Joshua Tree Rock Climbing Guide

Publication Year: 1987.

Joshua Tree Rock Climbing Guide. Randy Vogel. Chockstone Press, Denver, 1986. 401 pages, black and white photographs, line drawings, maps. $25.00 (paper).

Joshua Tree National Monument is the winter playground of snowbound climbers from all over the U.S., and its exotic desert environment, unusual rock formations, and endless number of routes make it one of the finest outdoor gymnasiums in the world.

Randy Vogel has done a superlative job in capturing the flavor of Joshua Tree with his monumental new guidebook that contains no less than 1374 routes! No effort was spared to make the book a pleasure to use and the routes and rocks easy to find. Besides being well written and attractively designed, it is profusely illustrated. Numerous maps are included that range from topographical reproductions of the overall area to detailed locations of the individual formations. Most of the routes are carefully delineated on photos, which are sometimes augmented by line drawings (topos) when additional details need to be shown. All the illustrations and route names/descriptions are conveniently cross-referenced and located adjacent to each other in each section. Route names are bold-faced and even italicized to make them readily identifiable in the text.

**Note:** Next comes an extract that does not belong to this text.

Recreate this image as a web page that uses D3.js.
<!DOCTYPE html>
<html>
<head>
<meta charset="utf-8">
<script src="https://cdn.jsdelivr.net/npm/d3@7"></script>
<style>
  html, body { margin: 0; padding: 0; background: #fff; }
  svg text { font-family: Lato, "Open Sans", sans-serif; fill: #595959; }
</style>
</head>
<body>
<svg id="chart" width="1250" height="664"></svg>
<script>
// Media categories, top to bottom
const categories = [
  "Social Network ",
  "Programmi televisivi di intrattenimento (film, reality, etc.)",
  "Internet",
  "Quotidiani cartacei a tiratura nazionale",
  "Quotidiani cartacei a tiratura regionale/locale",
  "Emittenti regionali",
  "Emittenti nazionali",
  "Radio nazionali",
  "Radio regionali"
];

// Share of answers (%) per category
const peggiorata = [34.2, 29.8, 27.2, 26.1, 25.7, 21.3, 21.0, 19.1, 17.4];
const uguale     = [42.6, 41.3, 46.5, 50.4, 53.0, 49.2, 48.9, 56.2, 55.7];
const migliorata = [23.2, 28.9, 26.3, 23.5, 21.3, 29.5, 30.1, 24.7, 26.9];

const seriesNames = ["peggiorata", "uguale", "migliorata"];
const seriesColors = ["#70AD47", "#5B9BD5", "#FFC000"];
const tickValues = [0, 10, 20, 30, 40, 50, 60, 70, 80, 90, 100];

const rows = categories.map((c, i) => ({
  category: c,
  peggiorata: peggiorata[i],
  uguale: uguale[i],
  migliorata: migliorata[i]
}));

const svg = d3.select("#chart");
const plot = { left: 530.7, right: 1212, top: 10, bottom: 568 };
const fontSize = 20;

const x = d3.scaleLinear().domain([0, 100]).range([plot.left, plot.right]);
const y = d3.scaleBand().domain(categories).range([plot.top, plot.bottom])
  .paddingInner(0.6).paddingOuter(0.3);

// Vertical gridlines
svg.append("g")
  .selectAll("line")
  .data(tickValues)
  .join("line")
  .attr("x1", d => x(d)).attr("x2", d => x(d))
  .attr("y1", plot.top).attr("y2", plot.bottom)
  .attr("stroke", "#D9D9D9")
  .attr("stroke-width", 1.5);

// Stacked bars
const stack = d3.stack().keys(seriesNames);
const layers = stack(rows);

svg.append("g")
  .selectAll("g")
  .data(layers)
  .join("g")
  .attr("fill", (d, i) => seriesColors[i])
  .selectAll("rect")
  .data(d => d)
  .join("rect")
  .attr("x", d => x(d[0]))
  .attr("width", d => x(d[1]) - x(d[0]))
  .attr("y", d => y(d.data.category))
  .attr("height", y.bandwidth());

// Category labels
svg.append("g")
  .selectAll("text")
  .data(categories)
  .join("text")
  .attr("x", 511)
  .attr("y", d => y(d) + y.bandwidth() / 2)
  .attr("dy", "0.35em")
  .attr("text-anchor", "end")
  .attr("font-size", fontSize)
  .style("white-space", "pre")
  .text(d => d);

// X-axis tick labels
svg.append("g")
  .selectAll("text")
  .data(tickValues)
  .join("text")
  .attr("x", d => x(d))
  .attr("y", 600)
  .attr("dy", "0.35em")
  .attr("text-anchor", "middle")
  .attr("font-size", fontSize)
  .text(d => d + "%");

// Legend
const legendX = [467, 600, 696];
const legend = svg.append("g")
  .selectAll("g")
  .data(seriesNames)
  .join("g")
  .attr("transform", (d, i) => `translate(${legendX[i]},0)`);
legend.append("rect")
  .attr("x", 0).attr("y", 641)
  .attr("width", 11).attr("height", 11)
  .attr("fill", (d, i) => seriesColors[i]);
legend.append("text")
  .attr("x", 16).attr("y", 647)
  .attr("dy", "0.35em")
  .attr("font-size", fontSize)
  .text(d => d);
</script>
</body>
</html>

Other welcome features include a 0–5 star rating system for route quality; the inclusion of top-rope routes, which are all too often ignored in less progressive guidebooks; an alphabetized checklist of the routes by grade (5.7 and up); a definitive international grading comparison chart; and, perhaps most unusual of all, a translation of the Summary into several languages (French, Japanese, and German) for visiting foreign climbers.

One of the strongest points of the book is the excellent section on ethics and local standards. For once, ethics and style have been clearly defined for all those climbers who loosely bandy about the terms without understanding their difference. Vogel then goes on to mount a powerful and eloquent defense of traditional climbing standards and rightfully condemns the destructive and degrading practices of chopping holds and placing bolts on rappel. It’s nice to see an area where the locals actively work to preserve the rock and the sport from the excesses of the less competent. Bravo!

Only a few minor difficulties crept into the book, none of which detracts from its overall excellence. On page nine, “prospective” and “uncomparable” should probably have been “perspective” and “incomparable” instead. The use of and and a-b-c-d subdivisions in the difficulty ratings seems oddly inconsistent. Why not one or the other? Also, the use of 0–5 stars to indicate quality seems a bit too excessive; perhaps the more commonly used 0–3 star system would have been better.

Even if one does not like the modernistic lavendar cover, this guidebook is certainly one of the two or three best ever published in the U.S. and is a great credit to the author, the publisher, and the area. It is well worth the $25 price.